Celebrating Independence Around the World

Many countries around the world have Independence Days. Some similar, and some different, but each Independence Day is different in their unique way, if through how it came to be, how they celebrate the day, or when it took place.

Filipinos had a very complicated creation of their Independence Day. In the late 19th century, rebel groups began fighting for autonomy against the Spanish rule, and many of them were killed fighting. In 1898, Spain went to war with the U.S., and the rebels felt that the American government supported them. On June 12, 1898, the rebel groups brazenly issued a declaration of independence. They were not successful; as part of peace negotiations between Spain and the U.S., the Philippines became a U.S. colony, so technically, they did not become independent. France had an easy time getting their independence, with an angry mob storming Bastille, a fortress where the king burned anyone who spoke against him. French consider this the starting point of getting their independence. Ghana was a British colony until 1960 when the British government finally responded to their pleas, making it the first sub-Saharan African colony to gain their independence. Americans declared they were officially independent of Great Britain, stating: “We are now our own country. We are no longer part of Great Britain.”

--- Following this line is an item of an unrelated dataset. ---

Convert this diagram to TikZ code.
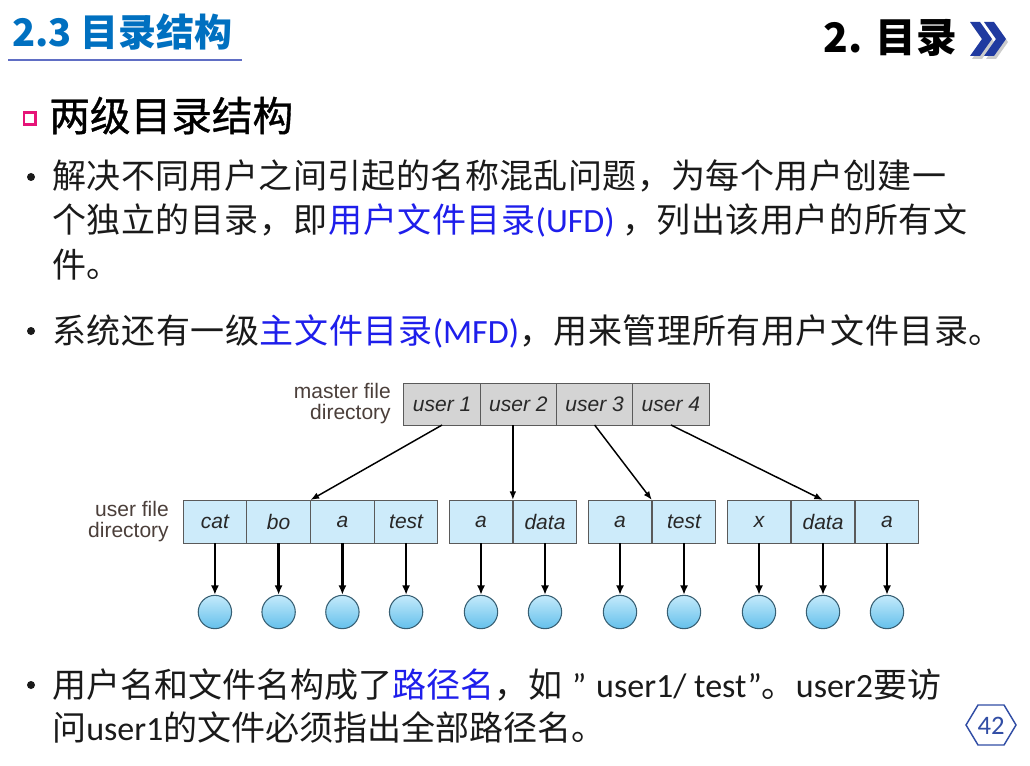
\documentclass[tikz,border=0pt]{standalone}
\usepackage{fontspec}
\setmainfont{Noto Sans CJK SC}
\newfontfamily\headfont{Noto Sans CJK SC}[FakeBold=0.9]
\newfontfamily\lat{Carlito}
\newfontfamily\arial{Liberation Sans}
\usetikzlibrary{arrows.meta}

\definecolor{titleblue}{RGB}{0,112,192}
\definecolor{rulecol}{RGB}{96,110,196}
\definecolor{chevron}{RGB}{32,58,160}
\definecolor{pinkbox}{RGB}{230,20,120}
\definecolor{bodytext}{RGB}{26,26,26}
\definecolor{hl}{RGB}{30,30,235}
\definecolor{mfdfill}{RGB}{212,212,212}
\definecolor{ufdfill}{RGB}{205,235,250}
\definecolor{cellborder}{RGB}{90,90,90}
\definecolor{celltext}{RGB}{40,40,40}
\definecolor{labeltext}{RGB}{75,63,58}
\definecolor{leaftop}{RGB}{196,234,251}
\definecolor{leafbot}{RGB}{100,192,235}
\definecolor{leafborder}{RGB}{55,95,115}
\definecolor{pagenum}{RGB}{50,78,165}

% letter-spaced run of characters (for a justified line)
\newcommand\spreadchars[2]{\def\spreadamt{#1}\spreadloop#2\spreadend}
\def\spreadend{}
\def\spreadloop#1{\ifx#1\spreadend\else#1\kern\spreadamt\relax\expandafter\spreadloop\fi}

\begin{document}
\begin{tikzpicture}[x=0.75pt,y=-0.75pt,
  body/.style={anchor=base west,inner sep=0pt,text=bodytext,
    font=\fontsize{25.5pt}{30pt}\selectfont},
  dirlabel/.style={anchor=east,align=right,inner sep=0pt,text=labeltext,
    font=\arial\fontsize{15.75pt}{15.75pt}\selectfont},
  cellbase/.style={draw=cellborder,line width=0.75pt,inner sep=0pt,outer sep=0pt,
    text=celltext,font=\arial\itshape\fontsize{15.75pt}{18pt}\selectfont},
  mcell/.style={cellbase,fill=mfdfill,minimum width=57.19pt,minimum height=31.5pt},
  ucell/.style={cellbase,fill=ufdfill,minimum width=47.8pt,minimum height=32.25pt},
  leaf/.style={circle,draw=leafborder,line width=0.8pt,minimum size=25pt,inner sep=0pt,
    top color=leaftop,bottom color=leafbot},
  ptr/.style={draw=black,line width=1.1pt,-{Latex[length=6.5pt,width=5pt]}},
  fileptr/.style={draw=black,line width=1.9pt,-{Latex[length=7pt,width=6pt]}},
  bulletdot/.style={circle,fill=bodytext,inner sep=0pt,minimum size=6pt}
]
\useasboundingbox (0,0) rectangle (1030,766);
\fill[white] (0,0) rectangle (1030,766);

% ---- header ----
\node[anchor=base west,inner sep=0pt,text=titleblue,
  font=\bfseries\fontsize{28.5pt}{30pt}\selectfont] (title) at (12,47) {2.3 目录结构};
\draw[rulecol,line width=1.5pt] (8,60) -- (242,60);
\node[anchor=base east,inner sep=0pt,text=black,
  font=\bfseries\fontsize{30.5pt}{34pt}\selectfont] (chapter) at (957,53) {2. 目录};
% double chevron with a soft shadow
\foreach \dx in {0,14}{
  \fill[gray!40] (972+\dx,25) -- ++(10,0) -- ++(12,17) -- ++(-12,17) -- ++(-10,0) -- ++(12,-17) -- cycle;
}
\foreach \dx in {0,14}{
  \fill[chevron] (970+\dx,22) -- ++(10,0) -- ++(12,17) -- ++(-12,17) -- ++(-10,0) -- ++(12,-17) -- cycle;
}

% ---- section heading ----
\draw[pinkbox,line width=2pt] (24,112.5) rectangle (35.5,124.5);
\node[anchor=base west,inner sep=0pt,text=black,
  font=\headfont\fontsize{30.5pt}{34pt}\selectfont] (heading) at (49,131) {两级目录结构};

% ---- bullet text ----
\node[bulletdot] (b1) at (31,177) {};
\node[body] (l1) at (52,189) {\spreadchars{0.3pt}{解决不同用户之间引起的名称混乱问题，为每个用户创建一}};
\node[body] (l2) at (52,233) {\spreadchars{0.4pt}{个独立的目录，即}\textcolor{hl}{\spreadchars{0.4pt}{用户文件目录}{\lat(UFD)}} \spreadchars{0.4pt}{，列出该用户的所有文}};
\node[body] (l3) at (52,277) {件。};
\node[bulletdot] (b2) at (31,331) {};
\node[body] (l4) at (52,343) {\spreadchars{0.45pt}{系统还有一级}\textcolor{hl}{\spreadchars{0.45pt}{主文件目录}{\lat(MFD)}}\spreadchars{0.45pt}{，用来管理所有用户文件目录。}};
\node[bulletdot] (b3) at (31,685) {};
\node[body] (l5) at (52,697) {用户名和文件名构成了\textcolor{hl}{路径名}，如\makebox[1em][c]{\lat ”}{\lat user1/ test”}。{\lat user2}要访};
\node[body] (l6) at (52,740) {问{\lat user1}的文件必须指出全部路径名。};

% ---- page number ----
\draw[pagenum,line width=1.1pt] (966,725) -- (978,705) -- (1004,705) -- (1016,725) -- (1004,745) -- (978,745) -- cycle;
\node[text=pagenum,inner sep=0pt,font=\lat\fontsize{20pt}{22pt}\selectfont] (page) at (991,726) {42};

% ---- master file directory ----
\node[dirlabel] (mfdlabel) at (391,404) {master file\\directory};
\node[mcell] (u1) at (442.1,404) {user 1};
\node[mcell] (u2) at (518.4,404) {user 2};
\node[mcell] (u3) at (594.6,404) {user 3};
\node[mcell] (u4) at (670.9,404) {user 4};

% ---- user file directories ----
\node[dirlabel] (ufdlabel) at (169,522) {user file\\directory};
\node[ucell] (g1a) at (214.9,521.5) {cat};
\node[ucell] (g1b) at (278.6,521.5) {bo};
\node[ucell] (g1c) at (342.4,521.5) {a};
\node[ucell] (g1d) at (406.1,521.5) {test};
\node[ucell] (g2a) at (481,521.5) {a};
\node[ucell] (g2b) at (545,521.5) {data};
\node[ucell] (g3a) at (620,521.5) {a};
\node[ucell] (g3b) at (684,521.5) {test};
\node[ucell] (g4a) at (759,521.5) {x};
\node[ucell] (g4b) at (823,521.5) {data};
\node[ucell] (g4c) at (887,521.5) {a};

% MFD entries point into each user's directory
\draw[ptr] (u1.south) -- (g1b.north east);
\draw[ptr] (g2a.north east |- u2.south) -- (g2a.north east);
\draw[ptr] (u3.south) -- (g3a.north east);
\draw[ptr] (u4.south) -- (g4b.north);

% ---- files ----
\foreach \c in {g1a,g1b,g1c,g1d,g2a,g2b,g3a,g3b,g4a,g4b,g4c}{
  \node[leaf] (f\c) at (\c.center |- 0,612) {};
  \draw[fileptr] (\c.south) -- (f\c.north);
}
\end{tikzpicture}
\end{document}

Filipinos spend the day attending parades, getting together with their families, and remembering the heroes who died for their cause. The French celebrate their independence each July with parades, dancing, and fireworks. Ghanaians spend Independence Day focusing on cooperation and community—the building blocks of a strong nation. Americans do whatever they want, whether it’s watching fireworks or eating hot dogs, they just do whatever they want.

Filipinos did not gain their independence on that date, but they feel that this date is an important part of their history, marking when the country’s independence movement began. The French regard the storming of the Bastille as the start of the revolution that changed their nation forever, so their Independence Day takes place on that date, July 14th. The people fought for and eventually got representation in their government, eventually bringing an end to the monarchy and executing King Louis XVI for conspiring against reformists. Americans celebrate Independence Day on July 4.

All these Independence Days are just a small number of the ones celebrated around the world, each special in different ways.